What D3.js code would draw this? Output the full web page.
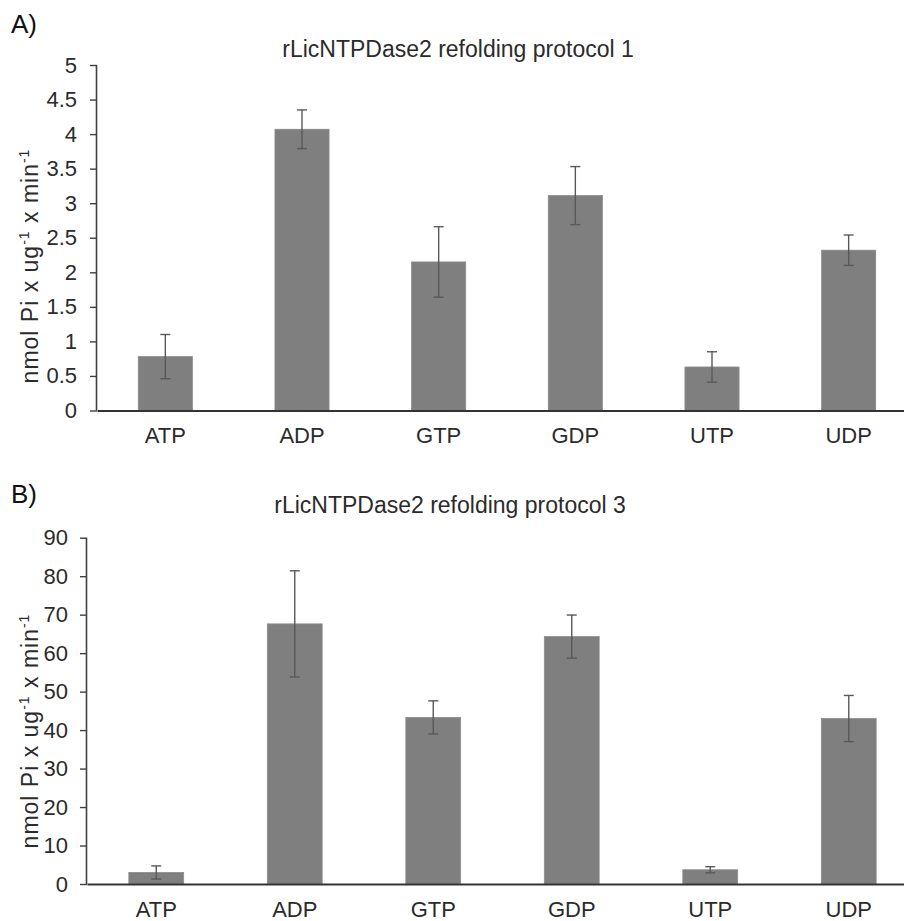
<!DOCTYPE html>
<html>
<head>
<meta charset="utf-8">
<script src="https://cdn.jsdelivr.net/npm/d3@7"></script>
<style>
  body { margin: 0; background: #fff; }
  svg { display: block; font-family: Arial, "Liberation Sans", sans-serif; }
</style>
</head>
<body>
<svg id="chart" width="904" height="921"></svg>
<script>
// nucleotide substrates on the x axis
const categories = ['ATP', 'ADP', 'GTP', 'GDP', 'UTP', 'UDP'];

// panel A: refolding protocol 1
const protocol1Values = [0.78, 4.07, 2.15, 3.11, 0.63, 2.32];
const protocol1Errors = [0.32, 0.28, 0.51, 0.42, 0.22, 0.22];
const protocol1Ticks = [0, 0.5, 1, 1.5, 2, 2.5, 3, 3.5, 4, 4.5, 5];

// panel B: refolding protocol 3
const protocol3Values = [3.0, 67.6, 43.3, 64.3, 3.7, 43.0];
const protocol3Errors = [1.7, 13.8, 4.3, 5.6, 0.8, 6.0];
const protocol3Ticks = [0, 10, 20, 30, 40, 50, 60, 70, 80, 90];

const svg = d3.select('#chart');
const textColor = '#2b2b2b';

function drawPanel(panel) {
  const x = d3.scaleBand()
    .domain(categories)
    .range([panel.left, panel.right])
    .paddingInner(0.604)
    .paddingOuter(0.302);

  const y = d3.scaleLinear()
    .domain([0, d3.max(panel.ticks)])
    .range([panel.bottom, panel.top]);

  const g = svg.append('g');

  // panel letter
  g.append('text')
    .attr('x', 11)
    .attr('y', panel.letterY)
    .attr('font-size', 26)
    .attr('fill', '#111')
    .text(panel.letter);

  // chart title
  g.append('text')
    .attr('x', panel.titleX)
    .attr('y', panel.titleY)
    .attr('text-anchor', 'middle')
    .attr('font-size', 23)
    .attr('fill', textColor)
    .text(panel.title);

  // bars
  g.selectAll('rect.bar')
    .data(panel.values)
    .join('rect')
    .attr('class', 'bar')
    .attr('x', (d, i) => x(categories[i]))
    .attr('y', (d) => y(d))
    .attr('width', x.bandwidth())
    .attr('height', (d) => y(0) - y(d))
    .attr('fill', '#7f7f7f')
    .attr('stroke', '#8c8c8c')
    .attr('stroke-width', 0.8);

  // error bars
  const errors = panel.values.map((v, i) => ({ cat: categories[i], lo: v - panel.errors[i], hi: v + panel.errors[i] }));
  const eg = g.append('g')
    .attr('stroke', '#595959')
    .attr('stroke-width', 1.4)
    .attr('fill', 'none');

  errors.forEach((e) => {
    const cx = x(e.cat) + x.bandwidth() / 2;
    eg.append('line')
      .attr('x1', cx).attr('x2', cx)
      .attr('y1', y(e.lo)).attr('y2', y(e.hi));
    [e.lo, e.hi].forEach((v) => {
      eg.append('line')
        .attr('x1', cx - 5).attr('x2', cx + 5)
        .attr('y1', y(v)).attr('y2', y(v));
    });
  });

  // y axis
  const yAxis = g.append('g')
    .attr('transform', `translate(${panel.left},0)`)
    .call(d3.axisLeft(y)
      .tickValues(panel.ticks)
      .tickSize(7)
      .tickPadding(panel.tickPad)
      .tickFormat((d) => d3.format('')(d)));

  yAxis.select('.domain')
    .attr('stroke', '#404040')
    .attr('stroke-width', 1.6)
    .attr('d', `M-0.5,${panel.top}V${panel.bottom}`);
  yAxis.selectAll('.tick line')
    .attr('stroke', '#404040')
    .attr('stroke-width', 1.4);
  yAxis.selectAll('.tick text')
    .attr('font-size', 22)
    .attr('fill', textColor);

  // x axis baseline and category labels
  const xAxis = g.append('g')
    .attr('transform', `translate(0,${panel.bottom})`)
    .call(d3.axisBottom(x).tickSize(0).tickPadding(panel.labelPad));

  xAxis.select('.domain')
    .attr('stroke', '#333')
    .attr('stroke-width', 2);
  xAxis.selectAll('.tick text')
    .attr('font-size', 22)
    .attr('fill', textColor);

  // y axis title with superscripts
  const yTitle = g.append('text')
    .attr('transform', `translate(${panel.yTitleX},${panel.yTitleY}) rotate(-90)`)
    .attr('text-anchor', 'middle')
    .attr('font-size', 23)
    .attr('letter-spacing', 1)
    .attr('fill', textColor);

  yTitle.append('tspan').text('nmol Pi x ug');
  yTitle.append('tspan').attr('font-size', 14).attr('dy', -9).text('-1');
  yTitle.append('tspan').attr('dy', 9).text(' x min');
  yTitle.append('tspan').attr('font-size', 14).attr('dy', -9).text('-1');
}

drawPanel({
  letter: 'A)', letterY: 33,
  title: 'rLicNTPDase2 refolding protocol 1', titleX: 458, titleY: 57,
  values: protocol1Values, errors: protocol1Errors, ticks: protocol1Ticks,
  left: 97, right: 917, top: 65, bottom: 410.5,
  labelPad: 17, tickPad: 13, yTitleX: 38, yTitleY: 266
});

drawPanel({
  letter: 'B)', letterY: 503,
  title: 'rLicNTPDase2 refolding protocol 3', titleX: 450, titleY: 513,
  values: protocol3Values, errors: protocol3Errors, ticks: protocol3Ticks,
  left: 87, right: 918, top: 537.7, bottom: 884,
  labelPad: 17, tickPad: 12, yTitleX: 38, yTitleY: 731
});
</script>
</body>
</html>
- - -
Reproduce all of the data exactly; the pictures do not belong in the copy.

Finished answer ▸
What D3.js code would draw this? Output the full web page.
<!DOCTYPE html>
<html>
<head>
<meta charset="utf-8">
<script src="https://cdn.jsdelivr.net/npm/d3@7"></script>
<style>
  body { margin: 0; background: #fff; }
  svg { display: block; font-family: Arial, "Liberation Sans", sans-serif; }
</style>
</head>
<body>
<svg id="chart" width="904" height="921"></svg>
<script>
// nucleotide substrates on the x axis
const categories = ['ATP', 'ADP', 'GTP', 'GDP', 'UTP', 'UDP'];

// panel A: refolding protocol 1
const protocol1Values = [0.78, 4.07, 2.15, 3.11, 0.63, 2.32];
const protocol1Errors = [0.32, 0.28, 0.51, 0.42, 0.22, 0.22];
const protocol1Ticks = [0, 0.5, 1, 1.5, 2, 2.5, 3, 3.5, 4, 4.5, 5];

// panel B: refolding protocol 3
const protocol3Values = [3.0, 67.6, 43.3, 64.3, 3.7, 43.0];
const protocol3Errors = [1.7, 13.8, 4.3, 5.6, 0.8, 6.0];
const protocol3Ticks = [0, 10, 20, 30, 40, 50, 60, 70, 80, 90];

const svg = d3.select('#chart');
const textColor = '#2b2b2b';

function drawPanel(panel) {
  const x = d3.scaleBand()
    .domain(categories)
    .range([panel.left, panel.right])
    .paddingInner(0.604)
    .paddingOuter(0.302);

  const y = d3.scaleLinear()
    .domain([0, d3.max(panel.ticks)])
    .range([panel.bottom, panel.top]);

  const g = svg.append('g');

  // panel letter
  g.append('text')
    .attr('x', 11)
    .attr('y', panel.letterY)
    .attr('font-size', 26)
    .attr('fill', '#111')
    .text(panel.letter);

  // chart title
  g.append('text')
    .attr('x', panel.titleX)
    .attr('y', panel.titleY)
    .attr('text-anchor', 'middle')
    .attr('font-size', 23)
    .attr('fill', textColor)
    .text(panel.title);

  // bars
  g.selectAll('rect.bar')
    .data(panel.values)
    .join('rect')
    .attr('class', 'bar')
    .attr('x', (d, i) => x(categories[i]))
    .attr('y', (d) => y(d))
    .attr('width', x.bandwidth())
    .attr('height', (d) => y(0) - y(d))
    .attr('fill', '#7f7f7f')
    .attr('stroke', '#8c8c8c')
    .attr('stroke-width', 0.8);

  // error bars
  const errors = panel.values.map((v, i) => ({ cat: categories[i], lo: v - panel.errors[i], hi: v + panel.errors[i] }));
  const eg = g.append('g')
    .attr('stroke', '#595959')
    .attr('stroke-width', 1.4)
    .attr('fill', 'none');

  errors.forEach((e) => {
    const cx = x(e.cat) + x.bandwidth() / 2;
    eg.append('line')
      .attr('x1', cx).attr('x2', cx)
      .attr('y1', y(e.lo)).attr('y2', y(e.hi));
    [e.lo, e.hi].forEach((v) => {
      eg.append('line')
        .attr('x1', cx - 5).attr('x2', cx + 5)
        .attr('y1', y(v)).attr('y2', y(v));
    });
  });

  // y axis
  const yAxis = g.append('g')
    .attr('transform', `translate(${panel.left},0)`)
    .call(d3.axisLeft(y)
      .tickValues(panel.ticks)
      .tickSize(7)
      .tickPadding(panel.tickPad)
      .tickFormat((d) => d3.format('')(d)));

  yAxis.select('.domain')
    .attr('stroke', '#404040')
    .attr('stroke-width', 1.6)
    .attr('d', `M-0.5,${panel.top}V${panel.bottom}`);
  yAxis.selectAll('.tick line')
    .attr('stroke', '#404040')
    .attr('stroke-width', 1.4);
  yAxis.selectAll('.tick text')
    .attr('font-size', 22)
    .attr('fill', textColor);

  // x axis baseline and category labels
  const xAxis = g.append('g')
    .attr('transform', `translate(0,${panel.bottom})`)
    .call(d3.axisBottom(x).tickSize(0).tickPadding(panel.labelPad));

  xAxis.select('.domain')
    .attr('stroke', '#333')
    .attr('stroke-width', 2);
  xAxis.selectAll('.tick text')
    .attr('font-size', 22)
    .attr('fill', textColor);

  // y axis title with superscripts
  const yTitle = g.append('text')
    .attr('transform', `translate(${panel.yTitleX},${panel.yTitleY}) rotate(-90)`)
    .attr('text-anchor', 'middle')
    .attr('font-size', 23)
    .attr('letter-spacing', 1)
    .attr('fill', textColor);

  yTitle.append('tspan').text('nmol Pi x ug');
  yTitle.append('tspan').attr('font-size', 14).attr('dy', -9).text('-1');
  yTitle.append('tspan').attr('dy', 9).text(' x min');
  yTitle.append('tspan').attr('font-size', 14).attr('dy', -9).text('-1');
}

drawPanel({
  letter: 'A)', letterY: 33,
  title: 'rLicNTPDase2 refolding protocol 1', titleX: 458, titleY: 57,
  values: protocol1Values, errors: protocol1Errors, ticks: protocol1Ticks,
  left: 97, right: 917, top: 65, bottom: 410.5,
  labelPad: 17, tickPad: 13, yTitleX: 38, yTitleY: 266
});

drawPanel({
  letter: 'B)', letterY: 503,
  title: 'rLicNTPDase2 refolding protocol 3', titleX: 450, titleY: 513,
  values: protocol3Values, errors: protocol3Errors, ticks: protocol3Ticks,
  left: 87, right: 918, top: 537.7, bottom: 884,
  labelPad: 17, tickPad: 12, yTitleX: 38, yTitleY: 731
});
</script>
</body>
</html>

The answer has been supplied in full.